Lessons Learned From an Unlikely "PLC"
My favorite time of year is when the National Hockey League play-offs are in full swing. I absolutely love the intensity, grit, and laser-like focus on winning that hockey teams demonstrate during the play-offs. Even though my beloved Chicago Blackhawks have struggled at times during the play-offs, I am still confident that they will achieve their mission again. It is a two-word, simple, yet powerful mission: One Goal. The entire organization is aligned around the one goal of winning the Stanley Cup. Every time I see that mission statement, I can’t help but make connections to the work we do in schools every day.
It is important to know that prior to the One Goal mission, the Blackhawks endured a long period of organizational chaos. The organization suffered misguided leadership, a lack of focus, and ultimately a losing hockey team. In 2004, ESPN named the Blackhawks the worst franchise in sports history. However, in 2010 and 2013, they won the Stanley Cup and Forbes magazine highlighted the team’s success, calling it the greatest turnaround ever in sport’s history.
What were the factors that contributed to this remarkable transformation, and what lessons can we learn from the Blackhawks’ “PLC”?
A clear, focused mission guides every aspect of the Blackhawks organization. Every employee, every idea, every move, every initiative within the organization is focused on winning the Stanley Cup. This mission is clearly articulated and aligns the entire team—from the corner office to the players. An integral characteristic of a PLC is a shared mission. According to DuFour and Eaker (1998), a school mission statement must answer the question “why do we exist?” It’s simple; schools exist so that students learn. But the question is, does the mission (student learning) drive every employee, every idea, every initiative, and every decision within the school? If not, what will it take to get there? For the Blackhawks, getting there meant a significant cultural shift in the way the organization functioned. The leadership recognized that they needed to build a collaborative culture where relationships, cooperation, and trust were of the utmost importance.
Leadership also recognized the need to build a culture of continuous improvement. They instilled the philosophy to never be satisfied with the current state of the franchise. They were not satisfied even when the mission was attained and they brought home the Stanley Cup in 2010. They celebrated their progress, but went straight to work to determine the factors that contributed to their success and then further developed their strengths as an organization. It worked! They hoisted the Stanley Cup again in 2013, and advanced to round three of the play-offs this year.

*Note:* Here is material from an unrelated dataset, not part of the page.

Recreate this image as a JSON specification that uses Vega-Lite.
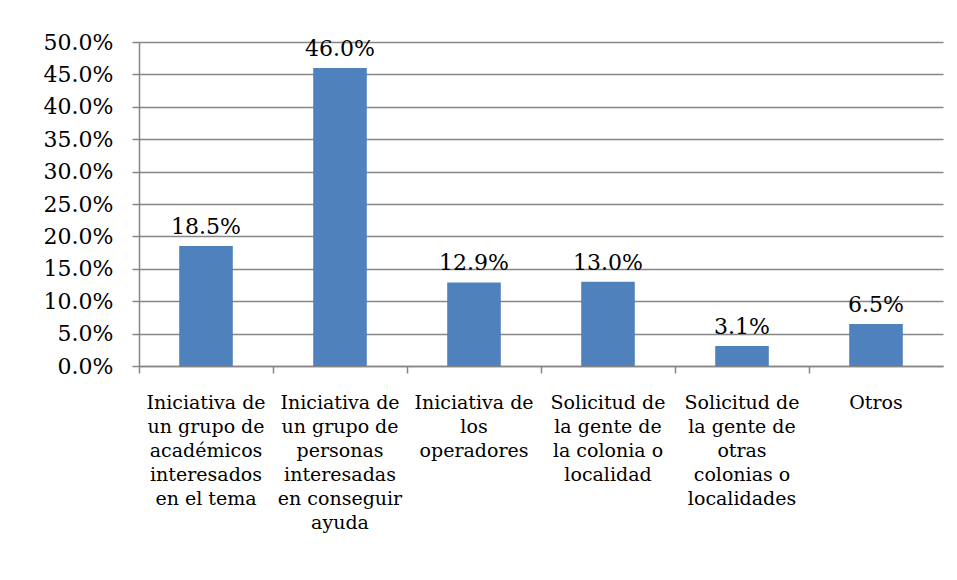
{
  "$schema": "https://vega.github.io/schema/vega-lite/v6.json",
  "width": 804,
  "height": 324,
  "autosize": {"type": "none"},
  "padding": {"left": 139, "top": 42, "right": 14, "bottom": 214},
  "background": "white",
  "config": {
    "view": {"stroke": null},
    "font": "DejaVu Serif"
  },
  "data": {
    "values": [
      {"categoria": "Iniciativa de|un grupo de|académicos|interesados|en el tema", "porcentaje": 0.185},
      {"categoria": "Iniciativa de|un grupo de|personas|interesadas|en conseguir|ayuda", "porcentaje": 0.46},
      {"categoria": "Iniciativa de|los|operadores", "porcentaje": 0.129},
      {"categoria": "Solicitud de|la gente de|la colonia o|localidad", "porcentaje": 0.13},
      {"categoria": "Solicitud de|la gente de|otras|colonias o|localidades", "porcentaje": 0.031},
      {"categoria": "Otros", "porcentaje": 0.065}
    ]
  },
  "encoding": {
    "x": {
      "field": "categoria",
      "type": "nominal",
      "sort": null,
      "title": null,
      "scale": {"paddingInner": 0, "paddingOuter": 0},
      "axis": {
        "labelAngle": 0,
        "labelExpr": "split(datum.label, '|')",
        "labelFont": "DejaVu Serif",
        "labelFontSize": 19,
        "labelColor": "#000000",
        "labelLineHeight": 24,
        "labelLimit": 0,
        "labelPadding": 20,
        "labelBaseline": "top",
        "labelOverlap": false,
        "bandPosition": 0,
        "tickSize": 7,
        "tickColor": "#868686",
        "tickWidth": 1.5,
        "domainColor": "#868686",
        "domainWidth": 1.5,
        "grid": false
      }
    },
    "y": {
      "field": "porcentaje",
      "type": "quantitative",
      "title": null,
      "scale": {"domain": [0, 0.5], "nice": false},
      "axis": {
        "values": [0, 0.05, 0.1, 0.15, 0.2, 0.25, 0.3, 0.35, 0.4, 0.45, 0.5],
        "tickCount": 11,
        "format": ".1%",
        "labelFont": "DejaVu Serif",
        "labelFontSize": 22,
        "labelColor": "#000000",
        "labelPadding": 19,
        "labelOverlap": false,
        "tickSize": 7,
        "tickColor": "#868686",
        "tickWidth": 1.5,
        "domainColor": "#868686",
        "domainWidth": 1.5,
        "grid": true,
        "gridColor": "#868686",
        "gridWidth": 1.5
      }
    }
  },
  "layer": [
    {
      "mark": {"type": "bar", "width": {"band": 0.4}, "color": "#4F81BD"}
    },
    {
      "mark": {"type": "text", "font": "DejaVu Serif", "fontSize": 22, "color": "#000000", "baseline": "alphabetic", "dy": -12},
      "encoding": {
        "text": {"field": "porcentaje", "type": "quantitative", "format": ".1%"}
      }
    }
  ]
}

I work in a school district that has demonstrated significant growth since 2004. We attribute this growth to a laser-like focus on student learning, but we are never satisfied. We celebrate success, acknowledge our strengths, and then dig in to determine how to make it even better. Why do we do this? We do it because every child in every school deserves our best every day.
While I think winning the Stanley Cup is pretty amazing, it doesn’t come close to our crowning achievement—seeing every student have the opportunity to learn, grow, and thrive.
Sells, S., & Turner, B. (2014). Red rising to one goal: A case study of the Chicago Blackhawks’ organizational resurgence from 2007–2009. Retrieved from http://kb.osu.edu/dspace/bitstream/handle/1811/59713/Thesis_Sells.pdf?sequence=1
DuFour, R., & Eaker, R. (1998). Professional learning communities at work™: Best practices for enhancing student achievement. Bloomington, IN: Solution Tree Press.